The Long Haul
I just watched “Life Itself”, the documentary about the life of Roger Ebert. What an intriguing man. His influence extended around the globe to people beyond the film industry. He launched careers. He inspired people to pursue film as a career or film criticism as a career.
And all of this happened by reviewing films. There are more prestigious, more powerful journalism gigs. Yet he changed his world, he affected thousands of people.
Over the weekend, I took my girls to visit an art school in Chicago. Amid their pitch came the comment about finding something you love for a career. If you plan to do something for twenty, thirty or even forty years, they argued that it might as well be something you enjoy if not love.
My job intrigues me. Challenges me. Engages me. Some days I enjoy it; many I don’t. But that’s work. I don’t go to play everyday; I go to work. I find my enjoyment in what I do off the clock.
Ebert seemed to truly enjoy his work. He was passionate about writing. He was passionate about writing about movies. He was quite skilled at what he did,
There is something powerful in doing something you are passionate about. There is something powerful in doing things well.

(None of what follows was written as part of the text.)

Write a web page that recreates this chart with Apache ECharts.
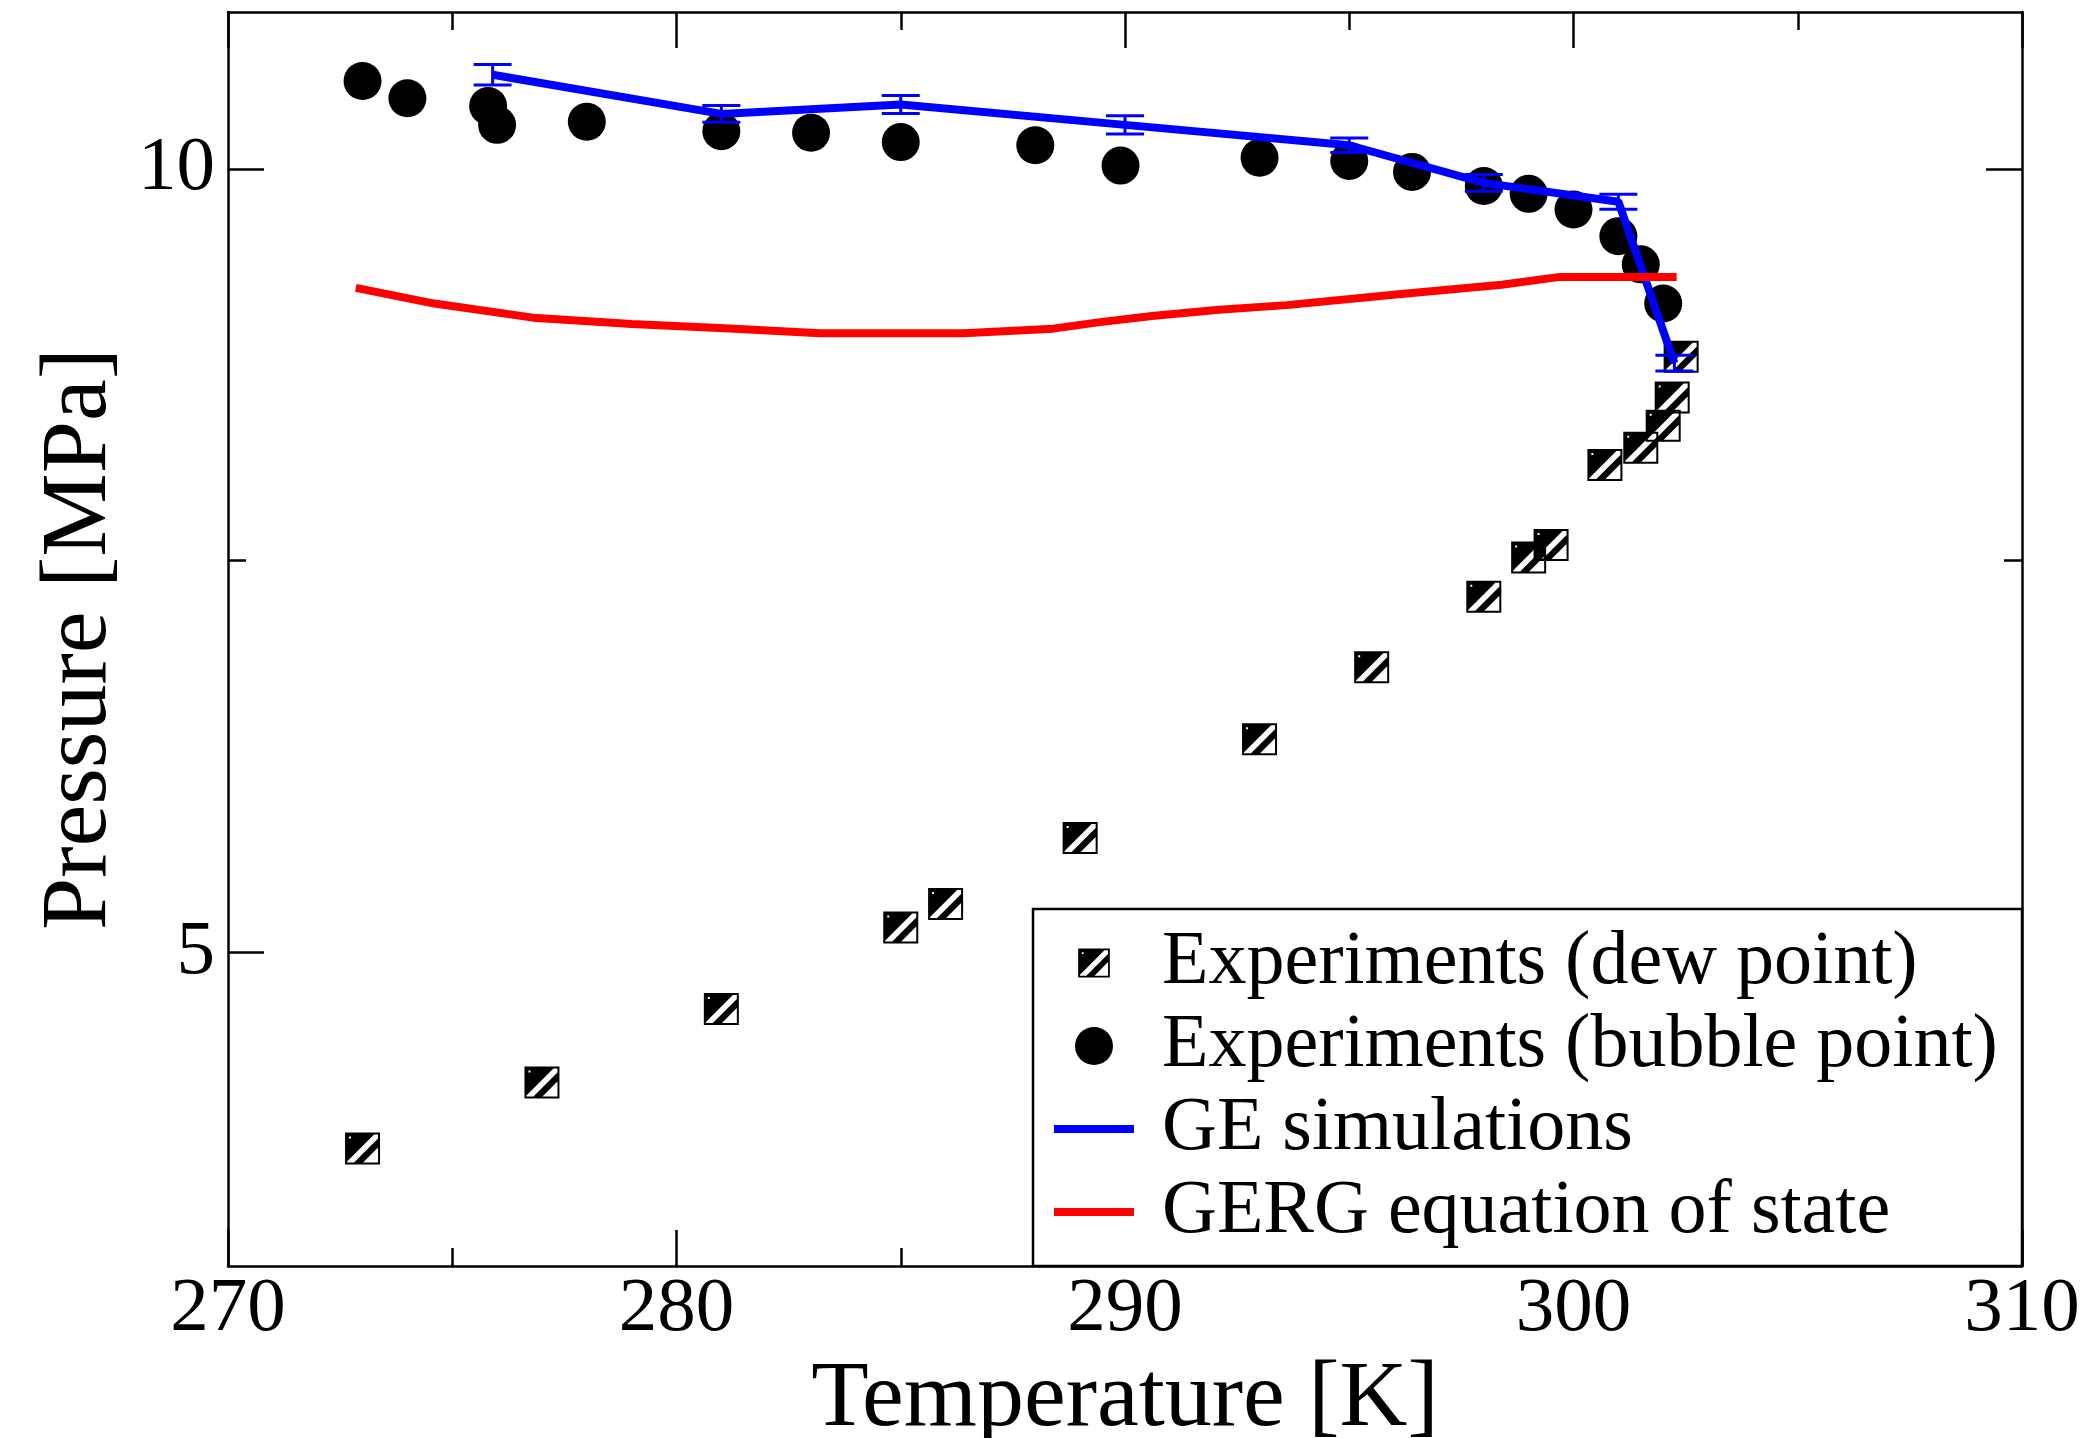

I took my girls to check out this school because they love art. And they are pretty good at it too. I want them to factor that into their school decisions.

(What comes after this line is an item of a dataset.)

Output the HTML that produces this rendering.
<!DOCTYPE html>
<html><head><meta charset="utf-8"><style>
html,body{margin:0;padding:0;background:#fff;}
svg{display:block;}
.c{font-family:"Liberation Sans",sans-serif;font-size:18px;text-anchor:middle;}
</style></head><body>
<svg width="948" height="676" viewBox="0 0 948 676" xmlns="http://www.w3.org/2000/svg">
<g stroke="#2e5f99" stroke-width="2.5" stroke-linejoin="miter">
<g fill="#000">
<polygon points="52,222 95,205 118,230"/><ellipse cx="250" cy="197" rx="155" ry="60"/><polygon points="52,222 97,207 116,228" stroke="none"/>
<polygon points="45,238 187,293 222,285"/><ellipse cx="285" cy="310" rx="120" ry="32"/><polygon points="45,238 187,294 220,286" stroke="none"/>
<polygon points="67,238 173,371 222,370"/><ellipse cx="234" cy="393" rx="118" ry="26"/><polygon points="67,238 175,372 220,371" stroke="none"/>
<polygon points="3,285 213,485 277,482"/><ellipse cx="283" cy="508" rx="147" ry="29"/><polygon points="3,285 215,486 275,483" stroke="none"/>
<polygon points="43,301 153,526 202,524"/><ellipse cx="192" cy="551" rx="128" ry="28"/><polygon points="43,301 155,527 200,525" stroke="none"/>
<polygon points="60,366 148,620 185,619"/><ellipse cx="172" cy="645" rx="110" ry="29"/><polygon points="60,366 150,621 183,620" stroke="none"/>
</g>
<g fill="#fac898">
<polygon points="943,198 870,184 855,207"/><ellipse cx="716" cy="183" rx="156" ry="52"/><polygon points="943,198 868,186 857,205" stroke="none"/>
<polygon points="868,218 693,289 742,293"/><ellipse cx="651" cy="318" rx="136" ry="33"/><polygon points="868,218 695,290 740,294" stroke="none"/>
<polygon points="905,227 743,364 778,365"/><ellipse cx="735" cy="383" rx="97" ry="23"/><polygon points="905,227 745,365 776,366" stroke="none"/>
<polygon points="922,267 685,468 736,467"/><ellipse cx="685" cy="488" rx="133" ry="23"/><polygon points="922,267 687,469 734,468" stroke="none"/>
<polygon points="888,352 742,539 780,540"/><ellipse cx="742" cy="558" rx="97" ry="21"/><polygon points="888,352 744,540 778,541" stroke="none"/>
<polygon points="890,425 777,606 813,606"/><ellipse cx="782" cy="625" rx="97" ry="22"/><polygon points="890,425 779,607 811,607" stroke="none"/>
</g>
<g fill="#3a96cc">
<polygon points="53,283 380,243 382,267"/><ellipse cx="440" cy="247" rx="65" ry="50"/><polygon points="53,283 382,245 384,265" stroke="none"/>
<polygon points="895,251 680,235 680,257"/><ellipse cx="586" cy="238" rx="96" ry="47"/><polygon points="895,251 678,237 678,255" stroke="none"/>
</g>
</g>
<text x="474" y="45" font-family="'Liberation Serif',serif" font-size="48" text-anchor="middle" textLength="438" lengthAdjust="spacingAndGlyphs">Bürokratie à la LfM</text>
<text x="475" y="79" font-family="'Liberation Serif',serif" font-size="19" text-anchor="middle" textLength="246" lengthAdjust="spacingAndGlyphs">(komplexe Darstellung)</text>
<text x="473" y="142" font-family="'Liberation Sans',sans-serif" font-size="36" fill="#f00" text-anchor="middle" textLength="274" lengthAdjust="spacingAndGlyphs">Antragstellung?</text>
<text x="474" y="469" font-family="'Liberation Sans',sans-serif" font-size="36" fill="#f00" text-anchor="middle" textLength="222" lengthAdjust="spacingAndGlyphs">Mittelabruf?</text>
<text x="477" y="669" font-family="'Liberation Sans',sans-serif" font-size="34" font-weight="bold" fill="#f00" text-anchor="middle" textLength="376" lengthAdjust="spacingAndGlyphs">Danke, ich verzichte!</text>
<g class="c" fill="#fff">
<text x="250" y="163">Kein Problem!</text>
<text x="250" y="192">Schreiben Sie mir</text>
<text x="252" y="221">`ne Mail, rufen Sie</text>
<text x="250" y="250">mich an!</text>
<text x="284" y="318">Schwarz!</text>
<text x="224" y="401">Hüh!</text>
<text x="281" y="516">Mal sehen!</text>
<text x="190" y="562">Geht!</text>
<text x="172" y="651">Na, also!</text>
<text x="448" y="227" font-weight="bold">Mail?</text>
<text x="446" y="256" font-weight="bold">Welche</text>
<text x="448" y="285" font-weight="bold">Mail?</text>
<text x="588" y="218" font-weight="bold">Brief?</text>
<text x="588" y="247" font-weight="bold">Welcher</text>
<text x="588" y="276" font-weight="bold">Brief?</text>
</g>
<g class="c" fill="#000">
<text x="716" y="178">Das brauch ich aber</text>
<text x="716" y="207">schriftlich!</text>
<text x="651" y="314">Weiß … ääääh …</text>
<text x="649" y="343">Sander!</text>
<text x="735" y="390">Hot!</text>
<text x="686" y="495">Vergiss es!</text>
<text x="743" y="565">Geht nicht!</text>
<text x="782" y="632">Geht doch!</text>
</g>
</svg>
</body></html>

One of my coworkers told me that his daughter will get a degree in a design field. Apparently it is a growing industry which he seems suspect about. But he’s glad that she’s pursuing something she loves rather than making choices based on what will bring a better paycheck. His tone told me that he regretted not doing so himself. He truly was glad his child was pursuing a better path.
I don’t want my kids to repeat my mistakes. I want them to learn from me. I want them to find a better path. But I want the better path to be their path.
I hope they find the power of doing what they love. I hope they find the power of doing it well. I hope they get to do that for their full career – a good thirty to forty years, or more.
The trick for me is to find the time to do this on the side, to find my power, my passion, my joy around the other stuff. To be diligent at this rather than wallow in the depression of seeing others find this, and lament in my own failure to do so.
I must fight each day so that I don’t just give up.